Iranian consumers, unlike millions who use the US online retail giant’s global websites every day, cannot click and buy. Besides lacking credit cards, they are sealed off from international banking because of sanctions.
But if their pockets are deep enough, there is another way: Iranian middlemen, who profit from smuggling in a black market of highly desirable goods. The removal of sanctions under Iran’s nuclear deal with the West is bad news for them, but they’ve long had it good.
At the Tehran Book Fair it wasn’t Amazon that was advertising but a local firm offering the latest English-language best-sellers ─ bought and sold on at around three times the original online price.
The same applies to other Western goods, be it smartphones, cosmetics or clothes.

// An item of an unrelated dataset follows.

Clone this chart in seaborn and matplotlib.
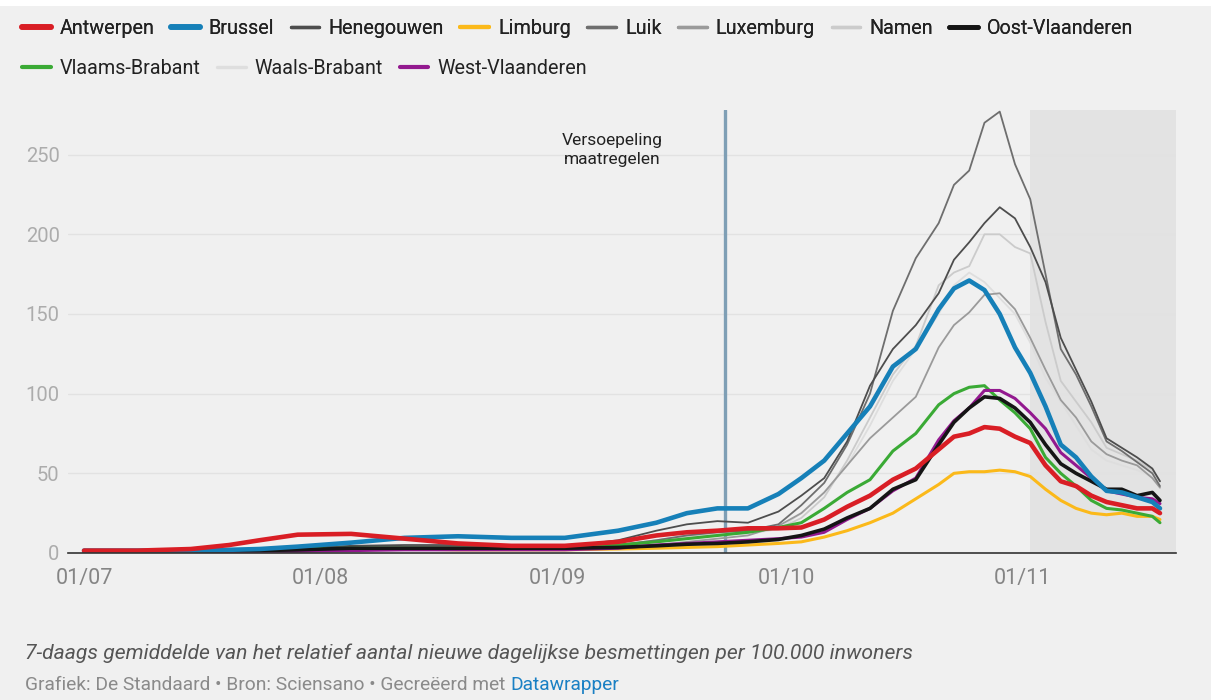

Traders, lacking open competition, jack up prices and cash in on demand.
For Mohammad Gholi Yousefi, an economics professor at Allameh Tabatabai University in Tehran, the nuclear agreement can only be positive, bringing better deals and more choice.
“The economy is like a phone line and the more countries you have a connection with, the better trade can be,” he said. “If goods are imported freely, we can have constructive relationships with the manufacturing countries in Europe or America and get rid of the middlemen.”

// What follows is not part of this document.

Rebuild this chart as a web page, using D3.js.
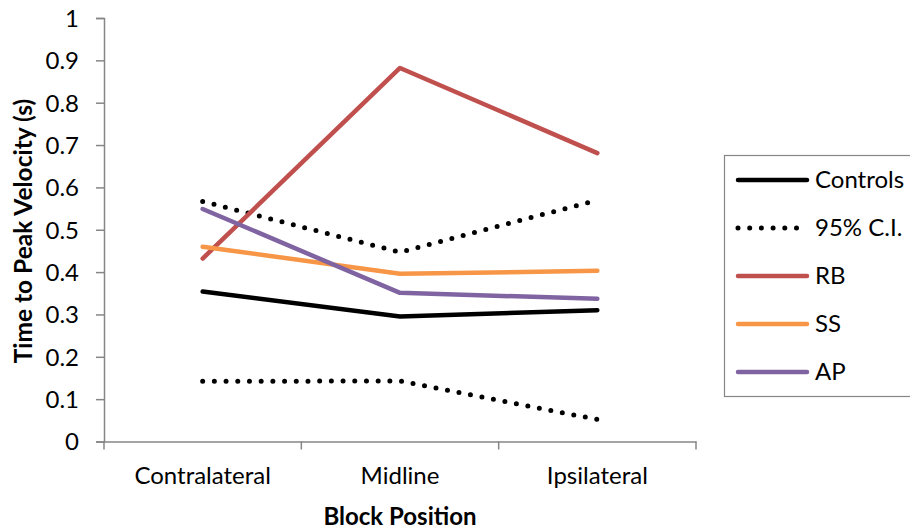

Iranian President Hassan Rouhani made the same point when pushing for a nuclear deal, saying in April that sanctions-busters operating in the black market “should now think about a new job.”

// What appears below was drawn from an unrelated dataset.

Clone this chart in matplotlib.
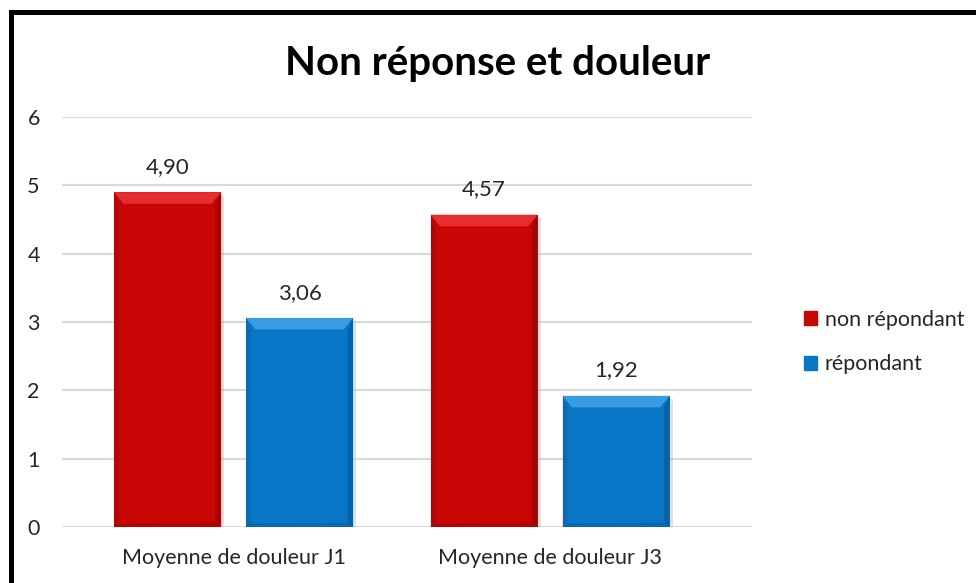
import matplotlib.pyplot as plt
import matplotlib.patches as mpatches
from matplotlib.patches import Polygon, Rectangle
import numpy as np

categories = ["Moyenne de douleur J1", "Moyenne de douleur J3"]
series_names = ["non répondant", "répondant"]
non_repondant = [4.90, 4.57]
repondant = [3.06, 1.92]
yticks = [0, 1, 2, 3, 4, 5, 6]

red = "#C80606"
blue = "#0877C8"
red_light = "#E62E2E"
blue_light = "#3A9BE0"
red_dark = "#8E0202"
blue_dark = "#05528C"

plt.rcParams['font.family'] = ['Lato', 'DejaVu Sans']

fig = plt.figure(figsize=(9.76, 5.83), dpi=100)
ax = fig.add_axes([62 / 976, 1 - 527 / 583, 690 / 976, 410 / 583])

x = np.arange(len(categories))
w = 0.338
off = 0.2085


def bevel_bar(xc, h, col, light, dark):
    # flat bar + soft shadow + bevelled edges
    bx = 0.03
    by = 0.17
    ax.add_patch(Rectangle((xc - w / 2 + 0.01, -0.03), w, h - 0.02, color="#BBBBBB", alpha=0.45, zorder=2, lw=0))
    ax.bar(xc, h, w, color=col, zorder=3, lw=0)
    l, r = xc - w / 2, xc + w / 2
    ax.add_patch(Polygon([(l, h), (r, h), (r - bx, h - by), (l + bx, h - by)], color=light, zorder=4, lw=0))
    ax.add_patch(Polygon([(r, h), (r, 0), (r - bx * 0.6, by * 0.4), (r - bx * 0.6, h - by)], color=dark, zorder=4, lw=0, alpha=0.55))
    ax.add_patch(Polygon([(l, h), (l, 0), (l + bx * 0.5, by * 0.3), (l + bx * 0.5, h - by)], color=dark, zorder=4, lw=0, alpha=0.3))
    ax.add_patch(Polygon([(l, 0), (r, 0), (r - bx * 0.6, by * 0.4), (l + bx * 0.5, by * 0.3)], color=dark, zorder=4, lw=0, alpha=0.35))
    ax.text(xc, h + 0.37, f"{h:.2f}".replace(".", ","), ha="center", va="center", fontsize=16, color="#262626", zorder=5)


for i in range(len(categories)):
    bevel_bar(x[i] - off, non_repondant[i], red, red_light, red_dark)
    bevel_bar(x[i] + off, repondant[i], blue, blue_light, blue_dark)

ax.set_xlim(-0.542, 1.638)
ax.set_ylim(0, 6)
ax.set_yticks(yticks)
ax.set_yticklabels([str(t) for t in yticks], fontsize=15.5, color="#262626")
ax.set_xticks(x)
ax.set_xticklabels(categories, fontsize=15.5, color="#262626")
ax.tick_params(axis="both", length=0)
ax.tick_params(axis="y", pad=16)
ax.tick_params(axis="x", pad=15)
ax.grid(axis="y", color="#D9D9D9", lw=1.5, zorder=0)
ax.set_axisbelow(True)
for s in ax.spines.values():
    s.set_visible(False)

fig.text(498 / 976, 1 - 63 / 583, "Non réponse et douleur", ha="center", va="center",
         fontsize=29, fontweight="bold", color="black")

handles = [mpatches.Patch(color=red, label=series_names[0]),
           mpatches.Patch(color=blue, label=series_names[1])]
fig.legend(handles=handles, loc="center left", bbox_to_anchor=(785 / 976, 1 - 342 / 583),
           frameon=False, fontsize=15.5, handlelength=0.6, handleheight=0.6,
           handletextpad=0.35, labelspacing=1.15, labelcolor="#262626")

# outer frame, open to the right and bottom
fig.add_artist(Rectangle((10.5 / 976, -0.1), 1.2, 1.1 - 12.5 / 583, transform=fig.transFigure,
                         fill=False, lw=3.6, edgecolor="black", clip_on=False))

fig.savefig("out.png", dpi=100)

A combination of UN, US and European measures imposed since 2006, dubbed by experts as the world’s most sophisticated sanctions regime, has frozen Iran out of the world’s formal economy.
But with a population of 78 million, the country is seen as untapped. Since nuclear talks restarted in 2013, Western companies have visited Tehran in droves. Contractual tie-ups are now expected.
Young tech-savvy market:
Iran already has online retailers, such as Digikala, and a domestic debit card system has shown the potential that can be unlocked when the barriers to international transactions come down.
As sanctions end, Iran will also gain access to modern technology and equipment previously deemed off limits that could transform its oil sector, manufacturing and other industries.
But for retailers it is the country’s young and technologically savvy population that has long-term potential ─ 56 per cent are aged under 30 and most are avid users of the latest Western technology.
An unlocked iPhone 6, usually imported from Turkey or Dubai, can be bought for 28.5 million rials ($850) in Tehran ─ compared to $750 plus tax in the United States ─ but problems often start the moment it is switched on.
“We cannot pay for apps because of the sanctions, so it’ll be much better if they end,” said Sarah Derakshan, a 30-year-old English teacher, who relied on a friend in Canada to register an Apple Store account for her.
And one of her friends, whose iPhone bent after purchase, had a headache trying to get it repaired as he didn’t have an official Apple warranty.
“The shopkeeper charged him $100 for a domestic warranty but the insurance company said it wasn’t valid. Eventually, he had to sue the shopkeeper to get a new phone.”
Although some officials in Tehran play down the impact of sanctions, Rouhani’s government has admitted the damage caused and said only their removal can speed much-needed foreign investment.
In contrast, as sanctions stacked up on Rouhani’s predecessor, Mahmoud Ahmadinejad, Iran relied more and more on what was dubbed the “revolutionary economy”, of domestic production.
Iran’s economy grew by three per cent last year, but with 25 per cent of graduates unemployed and inflation still at 15 per cent, the recovery remains vulnerable to low oil prices.
Recent years saw the economy reel after it was cut off from the SWIFT banking system of transfers in 2012, leaving Iranian businesses isolated from international finance.
When banking curbs are removed under the nuclear deal, Iranian firms ─ many of which have money frozen in foreign accounts ─ stand not only to get it back but also to benefit from easier transactions.